Mixed strategy	Use loaded spectra for known components, then draw or model only the uncertain component.	Mirrors real workflows where some components are known and others need exploration.
No seeds / random NNMF	Disable Custom initialization and run NNMF.	Shows why unguided NNMF can be less stable when components overlap.

The goal is not only to get one correct answer. Use this dataset to see how seed quality, component count, and fixed-vs-adaptive spectra change the result.

GUI workflow

Start the GUI.
In the Single HS Image tab, load synthetic_hs_stack.tif.
Confirm that the spectral axis is loaded from wavelength.json.
Set Components to the number of reference spectra in the CSV. With the default generator settings, use 5.
Click Load Spectrum from File in the ROI Manager and select synthetic_reference_spectra.csv.
Assign the loaded spectra to the matching component numbers if prompted.
In the Analysis panel, select NNMF, keep Custom initialization enabled, and enable Fixed-H NNLS mode for the first reproducible test.
Click Run Analysis.
Inspect the result viewer:
lipid-like components should map bead-like spots with the ordinary lipid spectrum,
mutated lipid-like components should map smaller bead-like spots with different tails,
the protein-like component should map beads with stronger 2930 cm⁻¹ signal,
the background component should look like a smooth gradient.

For a more exploratory test, disable Fixed-H NNLS mode and run seeded NNMF with the same spectra. The H spectra may adapt slightly because seeded NNMF treats seeds as starting points rather than fixed spectra.

To demonstrate the point of the synthetic data, compare the raw channel around 2850 cm⁻¹ with the NNMF/NNLS component maps. The raw channel lights up many beads at once, while the multivariate result separates ordinary lipid-like beads, mutated lipid-like variants, and protein-like beads by using the whole spectral shape.

Expected outcome

Check	Expected result
TIFF loading	First channel appears in the raw image viewer.
Spectral axis	The x-axis uses Raman-shift values from `wavelength.json`.
Spectrum import	One dummy ROI row appears for each reference spectrum in the CSV.
Fixed-H NNLS	H spectra stay equal to the imported references.
Seeded NNMF	Maps remain similar, but H spectra may adapt.
Overlap demonstration	The 2850 cm⁻¹ channel is ambiguous, but the separated component maps distinguish ordinary lipid-like beads, mutated lipid-like variants, and protein-like beads.
Export	Save H as CSV and Export Composite should both produce usable files.

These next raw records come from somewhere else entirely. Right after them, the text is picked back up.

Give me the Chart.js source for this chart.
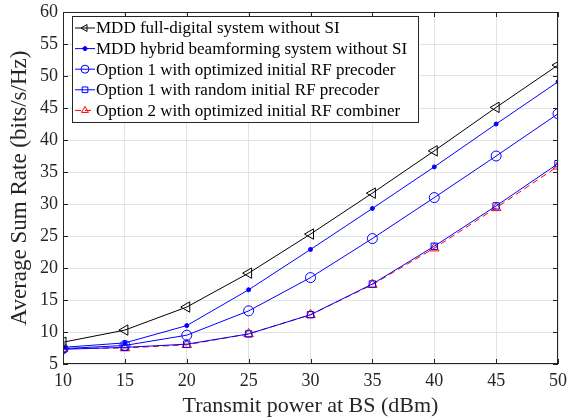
<!DOCTYPE html>
<html>
<head>
<meta charset="utf-8">
<script src="https://cdn.jsdelivr.net/npm/chart.js@4/dist/chart.umd.min.js"></script>
<style>
  html, body { margin: 0; padding: 0; background: #fff; }
  #wrap { width: 568px; height: 419px; }
</style>
</head>
<body>
<div id="wrap"><canvas id="c" width="568" height="419"></canvas></div>
<script>
// datos
var power = [10, 15, 20, 25, 30, 35, 40, 45, 50];
var fullDigital = [8.4, 10.3, 13.9, 19.2, 25.3, 31.7, 38.3, 45.1, 51.7];
var hybrid = [7.6, 8.3, 11.0, 16.6, 22.9, 29.3, 35.8, 42.5, 49.1];
var opt1Optimized = [7.4, 7.9, 9.5, 13.3, 18.5, 24.6, 31.0, 37.5, 44.1];
var opt1Random = [7.3, 7.6, 8.1, 9.7, 12.7, 17.5, 23.4, 29.7, 36.3];
var opt2Optimized = [7.4, 7.5, 8.0, 9.7, 12.7, 17.4, 23.1, 29.4, 35.9];
var xTicks = [10, 15, 20, 25, 30, 35, 40, 45, 50];
var yTicks = [5, 10, 15, 20, 25, 30, 35, 40, 45, 50, 55, 60];
var labels = [
    "MDD full-digital system without SI",
    "MDD hybrid beamforming system without SI",
    "Option 1 with optimized initial RF precoder",
    "Option 1 with random initial RF precoder",
    "Option 2 with optimized initial RF combiner"
];

var FONT = "'Liberation Serif', 'Times New Roman', serif";

function pts(vals) {
    return vals.map(function (v, i) { return { x: power[i], y: v }; });
}

var datasets = [
    { label: labels[0], data: pts(fullDigital), borderColor: "#000", pointBorderColor: "#000",
      pointBackgroundColor: "rgba(0,0,0,0)", pointStyle: "triangle", pointRotation: -90, pointRadius: 6, borderDash: [] },
    { label: labels[1], data: pts(hybrid), borderColor: "#0000ff", pointBorderColor: "#0000ff",
      pointBackgroundColor: "#0000ff", pointStyle: "circle", pointRadius: 2, borderDash: [] },
    { label: labels[2], data: pts(opt1Optimized), borderColor: "#0000ff", pointBorderColor: "#0000ff",
      pointBackgroundColor: "rgba(0,0,0,0)", pointStyle: "circle", pointRadius: 5, borderDash: [] },
    { label: labels[3], data: pts(opt1Random), borderColor: "#0000ff", pointBorderColor: "#0000ff",
      pointBackgroundColor: "rgba(0,0,0,0)", pointStyle: "rect", pointRadius: 4.5, borderDash: [] },
    { label: labels[4], data: pts(opt2Optimized), borderColor: "#ff0000", pointBorderColor: "#ff0000",
      pointBackgroundColor: "rgba(0,0,0,0)", pointStyle: "triangle", pointRadius: 5.5, borderDash: [6, 4] }
];
datasets.forEach(function (d) {
    d.borderWidth = 1;
    d.pointBorderWidth = 1;
    d.fill = false;
    d.tension = 0;
});

// caja, marcas hacia dentro y leyenda estilo matlab
var boxPlugin = {
    id: "box",
    afterDraw: function (chart) {
        var ctx = chart.ctx;
        var a = chart.chartArea;
        var xs = chart.scales.x, ys = chart.scales.y;
        ctx.save();
        ctx.strokeStyle = "#262626";
        ctx.lineWidth = 1;
        ctx.strokeRect(a.left + 0.5, a.top + 0.5, a.right - a.left - 1, a.bottom - a.top - 1);
        ctx.beginPath();
        xTicks.forEach(function (t) {
            var px = Math.round(xs.getPixelForValue(t)) + 0.5;
            ctx.moveTo(px, a.bottom); ctx.lineTo(px, a.bottom - 5);
            ctx.moveTo(px, a.top); ctx.lineTo(px, a.top + 5);
        });
        yTicks.forEach(function (t) {
            var py = Math.round(ys.getPixelForValue(t)) + 0.5;
            ctx.moveTo(a.left, py); ctx.lineTo(a.left + 5, py);
            ctx.moveTo(a.right, py); ctx.lineTo(a.right - 5, py);
        });
        ctx.stroke();

        // leyenda
        var lx = 72, ly = 16, lw = 346, lh = 106, rowH = 20.6;
        ctx.fillStyle = "#fff";
        ctx.fillRect(lx, ly, lw, lh);
        ctx.strokeStyle = "#262626";
        ctx.strokeRect(lx + 0.5, ly + 0.5, lw, lh);
        ctx.font = "17px " + FONT;
        ctx.textBaseline = "middle";
        chart.data.datasets.forEach(function (d, i) {
            var y = ly + 12 + i * rowH;
            ctx.strokeStyle = d.borderColor;
            ctx.lineWidth = 1;
            ctx.setLineDash(d.borderDash);
            ctx.beginPath();
            ctx.moveTo(lx + 3, y); ctx.lineTo(lx + 23, y);
            ctx.stroke();
            ctx.setLineDash([]);
            ctx.fillStyle = d.pointBackgroundColor;
            ctx.strokeStyle = d.pointBorderColor;
            Chart.helpers.drawPoint(ctx, {
                pointStyle: d.pointStyle, rotation: d.pointRotation || 0,
                radius: Math.min(d.pointRadius, 4), borderWidth: 1
            }, lx + 13, y);
            ctx.fillStyle = "#000";
            ctx.fillText(d.label, lx + 24, y + 1);
        });
        ctx.restore();
    }
};

new Chart(document.getElementById("c"), {
    type: "line",
    data: { datasets: datasets },
    plugins: [boxPlugin],
    options: {
        responsive: false,
        animation: false,
        events: [],
        layout: { padding: { top: 12, right: 10, left: 0, bottom: 0 } },
        plugins: { legend: { display: false }, tooltip: { enabled: false } },
        scales: {
            x: {
                type: "linear", min: 10, max: 50,
                afterBuildTicks: function (s) { s.ticks = xTicks.map(function (v) { return { value: v }; }); },
                afterFit: function (s) { s.height = 55; s.paddingLeft = 0; s.paddingRight = 0; },
                grid: { color: "#e3e3e3", drawTicks: false },
                border: { display: false },
                ticks: { color: "#262626", padding: 6, font: { family: FONT, size: 18 }, maxRotation: 0 },
                title: { display: true, text: "Transmit power at BS (dBm)", color: "#262626",
                         font: { family: FONT, size: 22 }, padding: { top: 0, bottom: 0 } }
            },
            y: {
                min: 5, max: 60,
                afterBuildTicks: function (s) { s.ticks = yTicks.map(function (v) { return { value: v }; }); },
                afterFit: function (s) { s.width = 63; s.paddingTop = 0; s.paddingBottom = 0; },
                grid: { color: "#e3e3e3", drawTicks: false },
                border: { display: false },
                ticks: { color: "#262626", padding: 5, font: { family: FONT, size: 18 } },
                title: { display: true, text: "Average Sum Rate (bits/s/Hz)", color: "#262626",
                         font: { family: FONT, size: 23 }, padding: { top: 6, bottom: 0 } }
            }
        }
    }
});
</script>
</body>
</html>
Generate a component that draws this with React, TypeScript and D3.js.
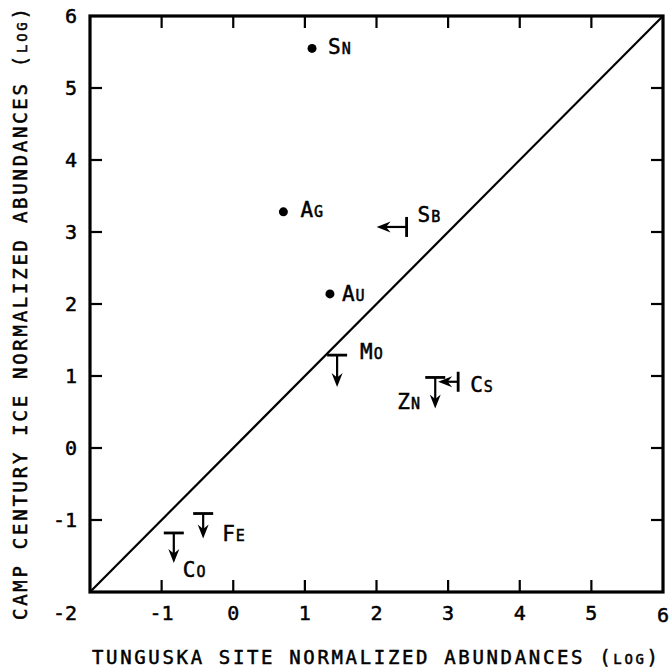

What to look at if something looks wrong

Symptom	Likely cause	Fix
Image opens but spectral axis is in channel indices, not cm⁻¹	`wavelength.json` was not placed next to the TIFF, or was renamed.	Re-run the generator into a folder that already contains the TIFF, or copy the JSON next to it manually. See Spectral axis reference.
"Loaded image contains NaN or Inf" warning	Should never appear for the generated stack. If it does, the TIFF was rewritten by another tool.	Re-generate from scratch.
Fewer or more bead components than expected	Component count in the Analysis panel does not match the CSV.	Set Components to the number of spectra columns in `synthetic_reference_spectra.csv` (default 5).
Composite map looks all-cyan or all-grey	A background or fixed-W ROI dominates the display, or all components share the same colour.	Open the ROI manager, give each component a distinct LUT colour, and hide the background component for visual checks.
Fixed-H NNLS maps look much grainier than seeded NNMF	This is expected behaviour, not a bug.	See the explanation in Analysis modes – Fixed-H NNLS.